Maduro Took Gunships and Sanctions to a Diplomatic Fight

Wednesday, July 30, 2014
Why did Nicolas Maduro feel he could militarily threaten Aruba for its arrest of General Carvajal?

As we've posted before -- because he knew he can get away with it.

How did Maduro know the Dutch would cave under the threat of economic pressure?

Because he knows they are fickle -- Putin has taught him that.

One thing is for sure -- Maduro's aggressive actions show just how concerned he was about the information regarding his government's ties to narcotics trafficking, FARC, Cuba, Iran, terrorist groups, etc., that General Carvajal could reveal to the U.S. authorities.

As for U.S. diplomats, they did the best they could -- diplomatically.
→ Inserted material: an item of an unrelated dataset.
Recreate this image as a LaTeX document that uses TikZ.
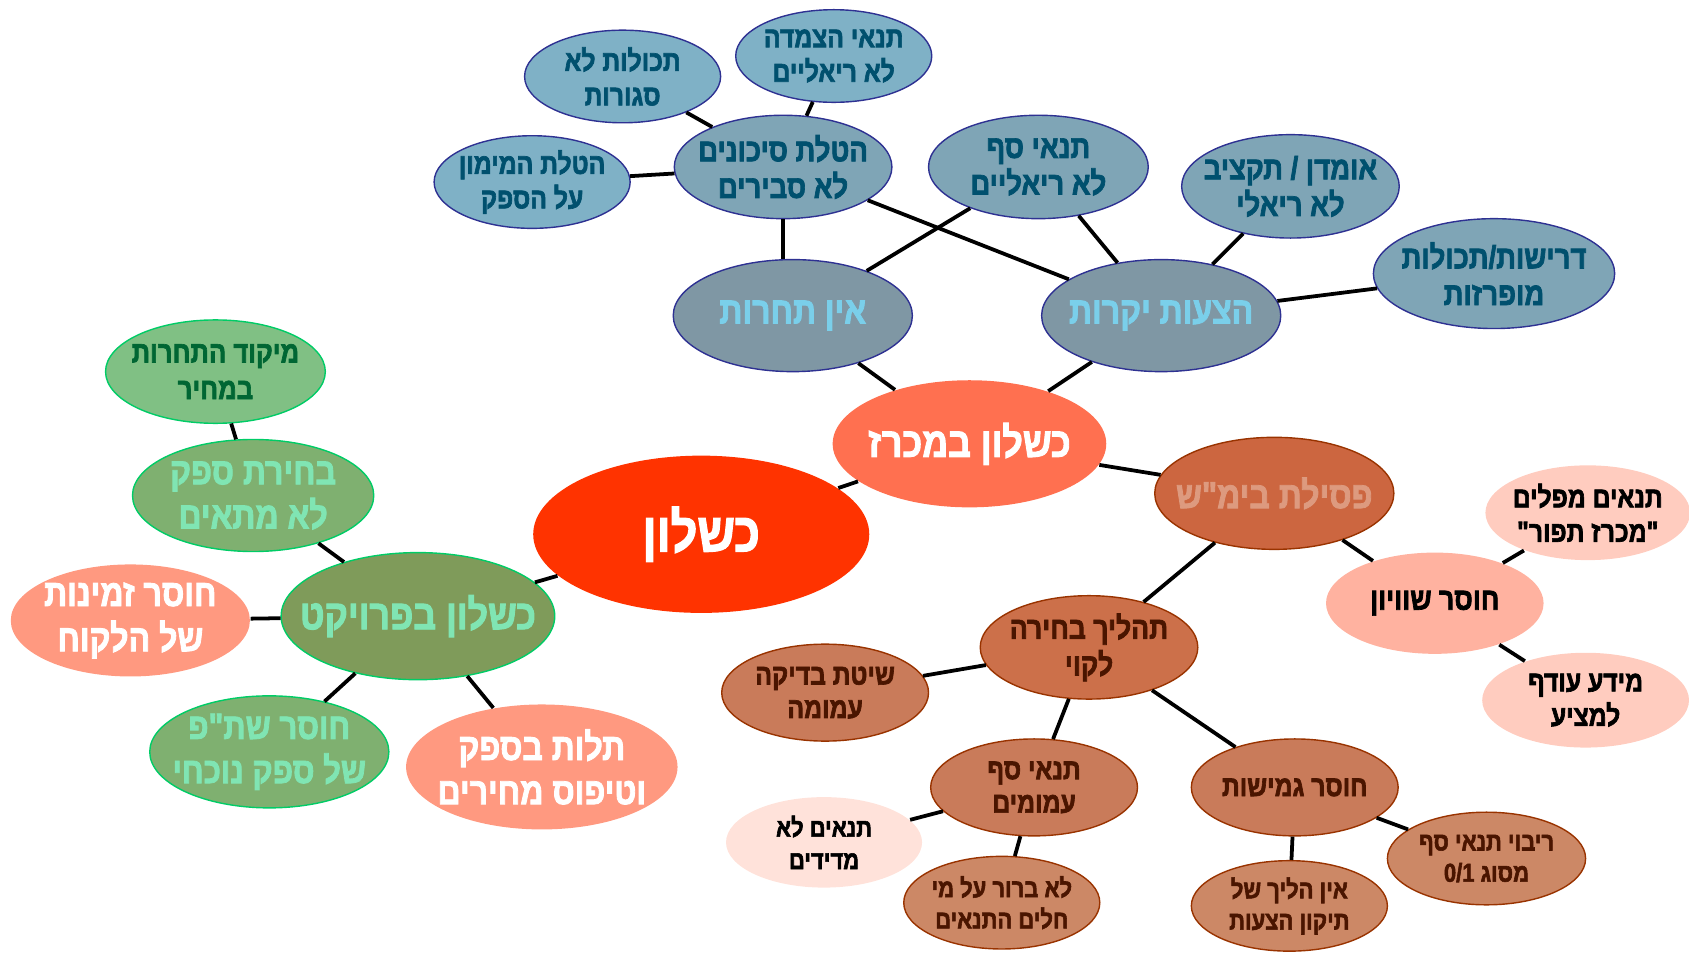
\documentclass[tikz,border=0pt]{standalone}
\usepackage{fontspec}
\usetikzlibrary{shapes.geometric}
\TeXXeTstate=1
\newfontfamily\hebb[Script=Hebrew,FakeStretch=0.85,FakeBold=2.2]{Liberation Sans Bold}
\newcommand\hb[1]{\beginR #1\endR}
\newcommand\fs[2]{\hebb\fontsize{#1}{#2}\selectfont}
\definecolor{rootc}{HTML}{FF3300}
\definecolor{tenderc}{HTML}{FF7050}
\definecolor{bluemid}{HTML}{7F97A4}
\definecolor{bluetwo}{HTML}{7FA5B6}
\definecolor{bluethree}{HTML}{7FB1C6}
\definecolor{blueedge}{HTML}{2E3192}
\definecolor{bluetext}{HTML}{7ACFEA}
\definecolor{tealtext}{HTML}{00506E}
\definecolor{brownone}{HTML}{CC6640}
\definecolor{browntwo}{HTML}{CC704A}
\definecolor{brownthree}{HTML}{C97B5A}
\definecolor{brownfour}{HTML}{CC8866}
\definecolor{brownedge}{HTML}{993300}
\definecolor{browntext}{HTML}{DD9A7F}
\definecolor{darkbrown}{HTML}{4A1500}
\definecolor{salmonone}{HTML}{FFB2A0}
\definecolor{salmontwo}{HTML}{FFCCBF}
\definecolor{salmonthree}{HTML}{FFE2DA}
\definecolor{salmon}{HTML}{FF9980}
\definecolor{greenone}{HTML}{7F9B5A}
\definecolor{greentwo}{HTML}{7FB070}
\definecolor{greenthree}{HTML}{80C084}
\definecolor{greenedge}{HTML}{00CC66}
\definecolor{minttext}{HTML}{80E5B3}
\definecolor{darkgreen}{HTML}{006633}
\tikzset{
  bubble/.style={ellipse, inner sep=-80pt, align=center, line width=1.3pt},
  bluebubble/.style={bubble, draw=blueedge},
  brownbubble/.style={bubble, draw=brownedge},
  greenbubble/.style={bubble, draw=greenedge},
  link/.style={line width=3.5pt, black},
}
\begin{document}
\begin{tikzpicture}[x=1pt,y=-1pt]
\useasboundingbox (0,0) rectangle (1568,885);
% nodes
\node[bubble, fill=rootc, text=white, minimum width=312, minimum height=146,
  font=\fs{51}{56}] (root) at (651,496) {\hb{כשלון}};
\node[bubble, fill=tenderc, text=white, minimum width=254, minimum height=118,
  font=\fs{39}{44}] (tender) at (900,412) {\hb{כשלון במכרז}};
\node[bluebubble, fill=bluemid, text=bluetext, minimum width=222, minimum height=104,
  font=\fs{35}{40}] (nocomp) at (736,293) {\hb{אין תחרות}};
\node[bluebubble, fill=bluemid, text=bluetext, minimum width=222, minimum height=104,
  font=\fs{35}{40}] (expens) at (1078,293) {\hb{הצעות יקרות}};
\node[bluebubble, fill=bluetwo, text=tealtext, minimum width=202, minimum height=96,
  font=\fs{30}{34}] (risk) at (727,155) {\hb{הטלת סיכונים}\\\hb{לא סבירים}};
\node[bluebubble, fill=bluethree, text=tealtext, minimum width=182, minimum height=86,
  font=\fs{27}{32}] (scope) at (578,71) {\hb{תכולות לא}\\\hb{סגורות}};
\node[bluebubble, fill=bluethree, text=tealtext, minimum width=182, minimum height=86,
  font=\fs{27}{32}] (index) at (774,52) {\hb{תנאי הצמדה}\\\hb{לא ריאליים}};
\node[bluebubble, fill=bluethree, text=tealtext, minimum width=182, minimum height=86,
  font=\fs{27}{32}] (finance) at (494,169) {\hb{הטלת המימון}\\\hb{על הספק}};
\node[bluebubble, fill=bluetwo, text=tealtext, minimum width=204, minimum height=96,
  font=\fs{30}{34}] (thresh) at (964,155) {\hb{תנאי סף}\\\hb{לא ריאליים}};
\node[bluebubble, fill=bluetwo, text=tealtext, minimum width=202, minimum height=96,
  font=\fs{30}{34}] (budget) at (1198,173) {\hb{אומדן / תקציב}\\\hb{לא ריאלי}};
\node[bluebubble, fill=bluetwo, text=tealtext, minimum width=224, minimum height=102,
  font=\fs{30}{34}] (reqs) at (1387,254) {\hb{דרישות/תכולות}\\\hb{מופרזות}};
\node[brownbubble, fill=brownone, text=browntext, minimum width=222, minimum height=104,
  font=\fs{35}{40}] (court) at (1183,458) {\hb{פסילת בימ"ש}};
\node[bubble, fill=salmonone, text=black, minimum width=202, minimum height=94,
  font=\fs{29}{34}] (inequal) at (1332,560) {\hb{חוסר שוויון}};
\node[bubble, fill=salmontwo, text=black, minimum width=190, minimum height=88,
  font=\fs{27}{32}] (tailor) at (1474,476) {\hb{תנאים מפלים}\\\hb{"מכרז תפור"}};
\node[bubble, fill=salmontwo, text=black, minimum width=192, minimum height=88,
  font=\fs{27}{32}] (info) at (1472,650) {\hb{מידע עודף}\\\hb{למציע}};
\node[brownbubble, fill=browntwo, text=darkbrown, minimum width=202, minimum height=96,
  font=\fs{29}{34}] (process) at (1011,601) {\hb{תהליך בחירה}\\\hb{לקוי}};
\node[brownbubble, fill=brownthree, text=darkbrown, minimum width=192, minimum height=90,
  font=\fs{27}{31}] (method) at (766,643) {\hb{שיטת בדיקה}\\\hb{עמומה}};
\node[brownbubble, fill=brownthree, text=darkbrown, minimum width=192, minimum height=90,
  font=\fs{27}{31}] (vague) at (960,731) {\hb{תנאי סף}\\\hb{עמומים}};
\node[brownbubble, fill=brownthree, text=darkbrown, minimum width=192, minimum height=90,
  font=\fs{27}{31}] (rigid) at (1202,731) {\hb{חוסר גמישות}};
\node[bubble, fill=salmonthree, text=black, minimum width=182, minimum height=84,
  font=\fs{24}{30}] (unmeas) at (765,782) {\hb{תנאים לא}\\\hb{מדידים}};
\node[brownbubble, fill=brownfour, text=darkbrown, minimum width=182, minimum height=86,
  font=\fs{24}{29}] (whom) at (930,838) {\hb{לא ברור על מי}\\\hb{חלים התנאים}};
\node[brownbubble, fill=brownfour, text=darkbrown, minimum width=182, minimum height=84,
  font=\fs{24}{29}] (fixing) at (1197,841) {\hb{אין הליך של}\\\hb{תיקון הצעות}};
\node[brownbubble, fill=brownfour, text=darkbrown, minimum width=184, minimum height=86,
  font=\fs{24}{29}] (binary) at (1380,797) {\hb{ריבוי תנאי סף}\\\hb{מסוג \beginL 0/1\endL}};
\node[greenbubble, fill=greenone, text=minttext, minimum width=254, minimum height=118,
  font=\fs{39}{44}] (project) at (388,572) {\hb{כשלון בפרויקט}};
\node[greenbubble, fill=greentwo, text=minttext, minimum width=224, minimum height=104,
  font=\fs{35}{41}] (wrong) at (235,460) {\hb{בחירת ספק}\\\hb{לא מתאים}};
\node[greenbubble, fill=greenthree, text=darkgreen, minimum width=204, minimum height=96,
  font=\fs{28}{34}] (price) at (200,345) {\hb{מיקוד התחרות}\\\hb{במחיר}};
\node[bubble, fill=salmon, text=white, minimum width=222, minimum height=104,
  font=\fs{35}{42}] (avail) at (121,576) {\hb{חוסר זמינות}\\\hb{של הלקוח}};
\node[greenbubble, fill=greentwo, text=minttext, minimum width=222, minimum height=104,
  font=\fs{34}{41}] (coop) at (250,698) {\hb{חוסר שת"פ}\\\hb{של ספק נוכחי}};
\node[bubble, fill=salmon, text=white, minimum width=252, minimum height=116,
  font=\fs{35}{41}] (depend) at (503,712) {\hb{תלות בספק}\\\hb{וטיפוס מחירים}};
% links
\begin{scope}[link]
\draw (root) -- (tender);
\draw (root) -- (project);
\draw (tender) -- (nocomp);
\draw (tender) -- (expens);
\draw (tender) -- (court);
\draw (nocomp.north -| risk.south) -- (risk.south);
\draw (nocomp) -- (thresh);
\draw (expens) -- (risk);
\draw (expens) -- (thresh);
\draw (expens) -- (budget);
\draw (expens) -- (reqs);
\draw (risk) -- (scope);
\draw (risk) -- (index);
\draw (risk) -- (finance);
\draw (court) -- (process);
\draw (court) -- (inequal);
\draw (inequal) -- (tailor);
\draw (inequal) -- (info);
\draw (process) -- (method);
\draw (process) -- (vague);
\draw (process) -- (rigid);
\draw (vague) -- (unmeas);
\draw (vague) -- (whom);
\draw (rigid) -- (fixing);
\draw (rigid) -- (binary);
\draw (project) -- (wrong);
\draw (wrong) -- (price);
\draw (project) -- (avail);
\draw (project) -- (coop);
\draw (project) -- (depend);
\end{scope}
\end{tikzpicture}
\end{document}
However, they severely miscalculated the extent to which Maduro would go to recover Carvajal.

They took a knife to a gun fight.

From The Wall Street Journal:

Aruba Says Venezuela Raised Military Pressure on It

The Netherlands' release of a former top Venezuelan official wanted by the U.S. for alleged drug trafficking came after Venezuela raised economic and military pressure on two Dutch islands in the Caribbean, a top Aruban official said Monday.

Aruba's chief prosecutor Peter Blanken said that Venezuelan navy ships neared Aruba and Curaçao over the weekend as Dutch officials were debating what to do with Hugo Carvajal —Venezuela's former chief of military intelligence who was jailed in Aruba last week on a U.S. warrant.

Mr. Blanken said Venezuela's government also had threatened to sever Venezuela's vital commercial air links to Aruba and Curaçao. Venezuela's state oil company also threatened to withdraw from a contract to manage Curaçao's refinery, Mr. Blanken said, which would have put at risk some 8,000 jobs.

Aruban officials on Wednesday detained Mr. Carvajal, known as "el Pollo," or "the Chicken," but then released him on Sunday night after the Dutch government ruled that he was protected by diplomatic immunity. The decision overruled Aruban officials who had decided that the Venezuelan had no immunity because he hadn't been confirmed as consul by the Dutch government.

Much to the dismay of U.S. officials, Mr. Carvajal flew to Caracas on Sunday night to a hero's welcome from President Nicolás Maduro.

"We are disturbed by credible reports that have come to us indicating the Venezuelan government threatened the governments of Aruba, the Netherlands and others to obtain this result," said Susan Bridenstine, a U.S. State Department spokeswoman. "This is not the way law enforcement matters should be handled."

She said the Dutch decided to release Mr. Carvajal "on the basis of claims of immunity that are beyond established international norms."

Manhattan federal prosecutors, who unsealed an indictment against Mr. Carvajal late Thursday, were blindsided by his release, said a person familiar with the matter. Prosecutors wouldn't have filed a provisional arrest warrant without believing there was a high likelihood of successfully extraditing Mr. Carvajal, the person said.

Officials in the Manhattan U.S. attorney's office feel the Dutch caved in to pressure from Venezuela, the person said. The officials fear the release could hurt the office's relationship with its network of confidential sources, who could be reluctant to share further information if it doesn't lead to results, the person said.